The ruling brings an end to five years of legal wrangling for 33-year-old William Kral, who had spent years appealing his past conviction on DUI charges despite the fact that he did not have a trained interpreter assisting him during his DUI arraignment.
According to a report from The News Tribune in Tacoma, Washington, the nightmare began for Kral in December 2005, when he was arrested in Benton County, Washington on suspicion of drunk driving and driving with a suspended license.
However, when the deaf man was arraigned after his arrest, the courtroom did not provide a properly trained interpreter. According to Kral, the interpreter told him a document was simply a continuance of the man’s case.

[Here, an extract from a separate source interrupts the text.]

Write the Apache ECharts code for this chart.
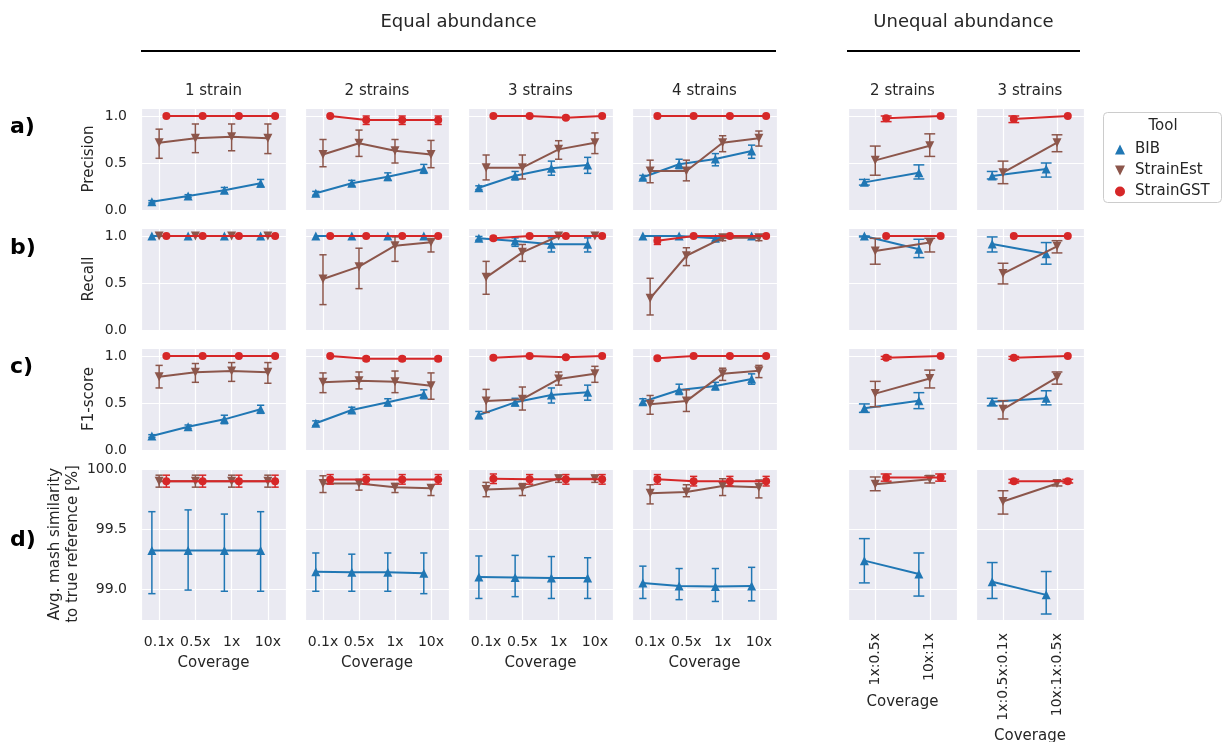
<!DOCTYPE html>
<html><head><meta charset="utf-8">
<script src="https://cdn.jsdelivr.net/npm/echarts@6/dist/echarts.min.js"></script>
<style>html,body{margin:0;padding:0;background:#fff}#c{width:1225px;height:742px}</style>
</head><body><div id="c"></div>
<script>
// ---------- DATA ----------
const tools = ['BIB', 'StrainEst', 'StrainGST'];
const equalCats = ['0.1x', '0.5x', '1x', '10x'];
const unequal2Cats = ['1x:0.5x', '10x:1x'];
const unequal3Cats = ['1x:0.5x:0.1x', '10x:1x:0.5x'];
const panelTitles = ['1 strain', '2 strains', '3 strains', '4 strains', '2 strains', '3 strains'];
const groupTitles = ['Equal abundance', 'Unequal abundance'];
const rowLetters = ['a)', 'b)', 'c)', 'd)'];
const rowNames = ['Precision', 'Recall', 'F1-score', 'Avg. mash similarity\nto true reference [%]'];
const xName = 'Coverage';
const legendTitle = 'Tool';

// Precision
const precBIB   = [[0.088,0.149,0.21,0.284],[0.178,0.284,0.354,0.436],[0.237,0.365,0.443,0.479],[0.348,0.486,0.543,0.628],[0.294,0.397],[0.362,0.436]];
const precBIBLo = [[0.075,0.135,0.18,0.245],[0.158,0.255,0.315,0.39],[0.217,0.32,0.37,0.39],[0.328,0.44,0.47,0.55],[0.265,0.33],[0.33,0.35]];
const precBIBHi = [[0.10,0.163,0.24,0.325],[0.198,0.315,0.395,0.485],[0.257,0.41,0.52,0.56],[0.368,0.54,0.60,0.69],[0.325,0.48],[0.41,0.50]];
const precEst   = [[0.716,0.763,0.78,0.763],[0.59,0.71,0.63,0.59],[0.45,0.45,0.645,0.716],[0.415,0.415,0.716,0.763],[0.528,0.684],[0.397,0.716]];
const precEstLo = [[0.55,0.61,0.63,0.60],[0.46,0.57,0.50,0.45],[0.32,0.33,0.54,0.60],[0.29,0.31,0.62,0.68],[0.37,0.57],[0.28,0.62]];
const precEstHi = [[0.86,0.915,0.915,0.915],[0.75,0.85,0.75,0.74],[0.585,0.585,0.737,0.82],[0.53,0.53,0.79,0.84],[0.68,0.81],[0.52,0.80]];
const precGST   = [[1,1,1,1],[1,0.957,0.957,0.957],[1,1,0.982,1],[1,1,1,1],[0.975,1],[0.968,1]];
const precGSTLo = [[1,1,1,1],[1,0.91,0.91,0.91],[1,1,0.967,1],[1,1,1,1],[0.94,1],[0.93,1]];
const precGSTHi = [[1,1,1,1],[1,1,1,1],[1,1,0.997,1],[1,1,1,1],[1,1],[1,1]];

// Recall
const recBIB   = [[1,1,1,1],[1,1,1,1],[0.975,0.947,0.911,0.911],[1,1,0.975,1],[1,0.858],[0.915,0.81]];
const recBIBLo = [[1,1,1,1],[1,1,1,1],[0.955,0.89,0.83,0.83],[1,1,0.95,1],[0.99,0.77],[0.83,0.70]];
const recBIBHi = [[1,1,1,1],[1,1,1,1],[0.995,0.98,0.98,0.98],[1,1,1,1],[1,0.965],[0.99,0.93]];
const recEst   = [[1,1,1,1],[0.543,0.674,0.897,0.933],[0.56,0.826,1,1],[0.337,0.79,0.98,0.98],[0.84,0.93],[0.60,0.89]];
const recEstLo = [[1,1,1,1],[0.27,0.44,0.73,0.83],[0.38,0.73,1,1],[0.16,0.685,0.95,0.95],[0.70,0.83],[0.49,0.82]];
const recEstHi = [[1,1,1,1],[0.80,0.87,0.99,0.96],[0.73,0.91,1,1],[0.55,0.875,1,1],[0.975,0.975],[0.71,0.95]];
const recGST   = [[1,1,1,1],[1,1,1,1],[0.975,1,1,1],[0.95,1,1,1],[1,1],[1,1]];
const recGSTLo = [[1,1,1,1],[1,1,1,1],[0.955,1,1,1],[0.91,1,1,1],[1,1],[1,1]];
const recGSTHi = [[1,1,1,1],[1,1,1,1],[0.995,1,1,1],[0.985,1,1,1],[1,1],[1,1]];

// F1-score
const f1BIB   = [[0.149,0.248,0.326,0.433],[0.284,0.426,0.507,0.592],[0.372,0.507,0.585,0.614],[0.514,0.638,0.68,0.755],[0.443,0.525],[0.514,0.55]];
const f1BIBLo = [[0.135,0.23,0.28,0.39],[0.26,0.40,0.47,0.545],[0.335,0.47,0.50,0.53],[0.485,0.59,0.64,0.70],[0.40,0.44],[0.47,0.48]];
const f1BIBHi = [[0.163,0.266,0.37,0.476],[0.31,0.455,0.545,0.64],[0.41,0.55,0.66,0.69],[0.545,0.70,0.72,0.81],[0.49,0.61],[0.55,0.63]];
const f1Est   = [[0.78,0.826,0.84,0.826],[0.72,0.737,0.727,0.684],[0.52,0.54,0.755,0.81],[0.486,0.52,0.81,0.844],[0.60,0.76],[0.433,0.773]];
const f1EstLo = [[0.66,0.72,0.73,0.71],[0.61,0.65,0.61,0.54],[0.40,0.425,0.69,0.72],[0.38,0.41,0.74,0.77],[0.46,0.66],[0.33,0.70]];
const f1EstHi = [[0.90,0.92,0.93,0.93],[0.82,0.83,0.84,0.82],[0.645,0.67,0.83,0.89],[0.58,0.64,0.87,0.90],[0.73,0.85],[0.525,0.83]];
const f1GST   = [[1,1,1,1],[1,0.97,0.97,0.97],[0.98,1,0.986,1],[0.975,1,1,1],[0.98,1],[0.98,1]];
const f1GSTLo = [[1,1,1,1],[1,0.95,0.95,0.95],[0.965,1,0.975,1],[0.96,1,1,1],[0.965,1],[0.965,1]];
const f1GSTHi = [[1,1,1,1],[1,0.99,0.99,0.99],[0.995,1,0.997,1],[0.99,1,1,1],[0.995,1],[0.995,1]];

// Avg. mash similarity [%]
const simBIB   = [[99.32,99.32,99.32,99.32],[99.144,99.14,99.14,99.13],[99.10,99.095,99.09,99.09],[99.05,99.025,99.02,99.025],[99.236,99.125],[99.06,98.95]];
const simBIBLo = [[98.96,98.99,98.98,98.98],[98.98,98.98,98.98,98.96],[98.92,98.935,98.92,98.92],[98.92,98.91,98.895,98.90],[99.05,98.94],[98.92,98.79]];
const simBIBHi = [[99.645,99.66,99.625,99.645],[99.30,99.29,99.30,99.30],[99.275,99.28,99.27,99.26],[99.19,99.17,99.17,99.18],[99.42,99.30],[99.22,99.145]];
const simEst   = [[99.90,99.90,99.90,99.90],[99.88,99.88,99.85,99.84],[99.83,99.84,99.92,99.92],[99.80,99.81,99.86,99.85],[99.875,99.915],[99.73,99.88]];
const simEstLo = [[99.85,99.85,99.85,99.85],[99.805,99.825,99.805,99.78],[99.77,99.78,99.89,99.89],[99.71,99.77,99.78,99.76],[99.82,99.885],[99.625,99.86]];
const simEstHi = [[99.95,99.95,99.95,99.95],[99.945,99.915,99.88,99.87],[99.89,99.88,99.95,99.95],[99.87,99.87,99.92,99.91],[99.935,99.945],[99.82,99.90]];
const simGST   = [[99.90,99.90,99.90,99.90],[99.914,99.914,99.914,99.914],[99.92,99.915,99.915,99.915],[99.915,99.90,99.90,99.90],[99.93,99.93],[99.90,99.90]];
const simGSTLo = [[99.85,99.85,99.85,99.85],[99.875,99.875,99.875,99.875],[99.88,99.875,99.875,99.875],[99.875,99.86,99.86,99.86],[99.90,99.90],[99.885,99.885]];
const simGSTHi = [[99.95,99.95,99.95,99.95],[99.955,99.955,99.955,99.955],[99.96,99.955,99.955,99.955],[99.955,99.94,99.94,99.94],[99.96,99.96],[99.915,99.915]];

// ---------- LAYOUT / STYLE ----------
const panelCats = [equalCats, equalCats, equalCats, equalCats, unequal2Cats, unequal3Cats];
const colBounds = [[141,286],[305,449],[468,613],[632,777],[848,957],[976,1084]];
const rowBounds = [[108,210],[228,330],[348,450],[468,620]];
const yRanges = [[0,1.085],[0,1.085],[0,1.085],[98.74,100.01]];
const xNameGaps = [36, 36, 36, 36, 75, 109];
const colors = ['#2077b4', '#8c564b', '#d62728'];
const symbols = ['triangle', 'triangle', 'circle'];
const symbolRot = [0, 180, 0];
const symbolSizes = [9, 9, 8];
const dodge = 0.2;
const textColor = '#262626';
const FONT = 'DejaVu Sans';

const metrics = [
  [[precBIB, precBIBLo, precBIBHi], [precEst, precEstLo, precEstHi], [precGST, precGSTLo, precGSTHi]],
  [[recBIB, recBIBLo, recBIBHi], [recEst, recEstLo, recEstHi], [recGST, recGSTLo, recGSTHi]],
  [[f1BIB, f1BIBLo, f1BIBHi], [f1Est, f1EstLo, f1EstHi], [f1GST, f1GSTLo, f1GSTHi]],
  [[simBIB, simBIBLo, simBIBHi], [simEst, simEstLo, simEstHi], [simGST, simGSTLo, simGSTHi]]
];

function errRenderer(color) {
  return function (params, api) {
    const x = api.value(0), lo = api.value(1), hi = api.value(2);
    if (Math.abs(hi - lo) < 1e-9) return null;
    const a = api.coord([x, lo]), b = api.coord([x, hi]);
    const cl = api.coord([x - 0.1, lo])[0], cr = api.coord([x + 0.1, lo])[0];
    const st = { stroke: color, lineWidth: 1.5 };
    return { type: 'group', children: [
      { type: 'line', shape: { x1: a[0], y1: a[1], x2: b[0], y2: b[1] }, style: st },
      { type: 'line', shape: { x1: cl, y1: a[1], x2: cr, y2: a[1] }, style: st },
      { type: 'line', shape: { x1: cl, y1: b[1], x2: cr, y2: b[1] }, style: st }
    ]};
  };
}

const grids = [], xAxes = [], yAxes = [], series = [];
for (let r = 0; r < 4; r++) {
  for (let c = 0; c < 6; c++) {
    const idx = grids.length;
    const cats = panelCats[c];
    const n = cats.length;
    grids.push({ left: colBounds[c][0], top: rowBounds[r][0],
      width: colBounds[c][1] - colBounds[c][0], height: rowBounds[r][1] - rowBounds[r][0],
      show: true, backgroundColor: '#eaeaf2', borderWidth: 0, containLabel: false,
      outerBoundsMode: 'none' });
    const isBottom = r === 3, rotated = c >= 4;
    xAxes.push({ type: 'value', gridIndex: idx, min: -0.5, max: n - 0.5,
      minInterval: 1, maxInterval: 1,
      axisLine: { show: false }, axisTick: { show: false },
      splitLine: { show: true, lineStyle: { color: '#ffffff', width: 1.2 } },
      axisLabel: { show: isBottom, interval: 0, rotate: rotated ? 90 : 0, margin: rotated ? 13 : 15,
        fontSize: 14, color: textColor, fontFamily: FONT,
        formatter: v => (Math.abs(v - Math.round(v)) < 1e-6 && v >= 0 && v < n) ? cats[Math.round(v)] : '' },
      name: isBottom ? xName : '', nameLocation: 'middle',
      nameGap: xNameGaps[c], nameMoveOverlap: false,
      nameTextStyle: { fontSize: 15, color: textColor, fontFamily: FONT }
    });
    const yr = yRanges[r];
    yAxes.push({ type: 'value', gridIndex: idx, min: yr[0], max: yr[1],
      minInterval: 0.5, maxInterval: 0.5,
      axisLine: { show: false }, axisTick: { show: false },
      splitLine: { show: true, lineStyle: { color: '#ffffff', width: 1.2 } },
      axisLabel: { show: c === 0, margin: 14, fontSize: 14, color: textColor, fontFamily: FONT,
        formatter: v => (Math.abs(v * 2 - Math.round(v * 2)) < 1e-6) ? v.toFixed(1) : '' },
      name: c === 0 ? rowNames[r] : '', nameLocation: 'middle',
      nameGap: r === 3 ? 59 : 43, nameMoveOverlap: false,
      nameTextStyle: { fontSize: 15, color: textColor, fontFamily: FONT, lineHeight: 18 }
    });
    for (let t = 0; t < 3; t++) {
      const [mean, lo, hi] = metrics[r][t];
      const off = (t - 1) * dodge;
      series.push({ type: 'custom', name: tools[t], xAxisIndex: idx, yAxisIndex: idx,
        renderItem: errRenderer(colors[t]), encode: { x: 0, y: [1, 2] },
        data: mean[c].map((v, i) => [i + off, lo[c][i], hi[c][i]]),
        itemStyle: { color: colors[t] }, z: 2 + t * 2, silent: true });
      series.push({ type: 'line', name: tools[t], xAxisIndex: idx, yAxisIndex: idx,
        data: mean[c].map((v, i) => [i + off, v]),
        symbol: symbols[t], symbolRotate: symbolRot[t], symbolSize: symbolSizes[t],
        showAllSymbol: true,
        lineStyle: { width: 2, color: colors[t] }, itemStyle: { color: colors[t] },
        z: 3 + t * 2, silent: true, clip: false });
    }
  }
}

const graphics = [];
const groupSpans = [[141, 776], [847, 1080]];
groupTitles.forEach((g, i) => {
  const cx = (groupSpans[i][0] + groupSpans[i][1]) / 2;
  graphics.push({ type: 'text', x: cx, y: 22, style: { text: g, fill: textColor, font: '18px "' + FONT + '"', textAlign: 'center', textVerticalAlign: 'middle' } });
  graphics.push({ type: 'line', shape: { x1: groupSpans[i][0], y1: 51, x2: groupSpans[i][1], y2: 51 }, style: { stroke: '#000', lineWidth: 2 } });
});
panelTitles.forEach((t, c) => {
  graphics.push({ type: 'text', x: (colBounds[c][0] + colBounds[c][1]) / 2, y: 91,
    style: { text: t, fill: textColor, font: '15px "' + FONT + '"', textAlign: 'center', textVerticalAlign: 'middle' } });
});
const letterY = [127, 248, 367, 540];
rowLetters.forEach((l, r) => {
  graphics.push({ type: 'text', x: 10, y: letterY[r],
    style: { text: l, fill: '#000', font: 'bold 22px "' + FONT + '"', textAlign: 'left', textVerticalAlign: 'middle' } });
});
graphics.push({ type: 'rect', shape: { x: 1103.5, y: 112.5, width: 118, height: 90, r: 4 },
  style: { fill: '#ffffff', stroke: '#cccccc', lineWidth: 1 }, z: 0 });
graphics.push({ type: 'text', x: 1163, y: 126, style: { text: legendTitle, fill: textColor, font: '15px "' + FONT + '"', textAlign: 'center', textVerticalAlign: 'middle' }, z: 1 });

const chart = echarts.init(document.getElementById('c'), null, { renderer: 'canvas' });
chart.setOption({
  animation: false,
  backgroundColor: '#ffffff',
  textStyle: { fontFamily: FONT },
  grid: grids, xAxis: xAxes, yAxis: yAxes, series: series,
  legend: { selectedMode: false, orient: 'vertical', left: 1110, top: 137, itemGap: 6,
    itemWidth: 10, itemHeight: 10, textStyle: { fontSize: 15, color: textColor, fontFamily: FONT, padding: [0, 0, 0, 5] },
    data: [ { name: 'BIB', icon: 'triangle' }, { name: 'StrainEst', icon: 'path://M0,0L10,0L5,10Z' }, { name: 'StrainGST', icon: 'circle' } ] },
  graphic: { elements: graphics }
});
</script></body></html>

The document, however, waived Kral’s right to a speedy trial. Due to the miscommunication, Kral signed a piece of paper that severely limited his rights. As a result, Kral allegedly signed a paper waiving his constitutional right to a speedy trial without adequately understanding the nature of the document.
At the time, the court overlooked this disadvantage, and eventually found Kral guilty of driving drunk. Kral had to serve a nine-month prison sentence, which included three months in an alcohol treatment program, and had to pay more than $4,600 in fines.
Over the course of the next five years, Kral struggled through several appeals, in which he was aided by several different court-appointed attorneys.
Finally, in August, an appellate court ruled that Kral had been denied his constitutional rights when he was not provided with a properly trained translator. The judge sent the case back to the trial court for a reversal of the decision.
This final reversal occurred last week, when the trial court admitted its wrongdoing by throwing out Kral’s conviction and ordering that the state repay the $4,600 he had paid in fines.
Such an action, however, offers little solace for Kral, who cannot recover the nine months he spent behind bars. To make matters worse, Kral’s prison sentence forced him to lose his construction job and his girlfriend at the time.
In addition, despite Kral’s painful ordeal, the district court seems to have failed to learn its lesson. In the recent hearing, Kral had to provide his own professionally-trained interpreter because the court still did not offer one to deaf defendants.
Thus, while Kral won his individual battle, it came at a great personal cost, and it appears that the court has yet to change its discriminatory practices.
Nevertheless, Kral and his attorney hope that the decision will eventually help improve the experience of other deaf defendants in Washington courts.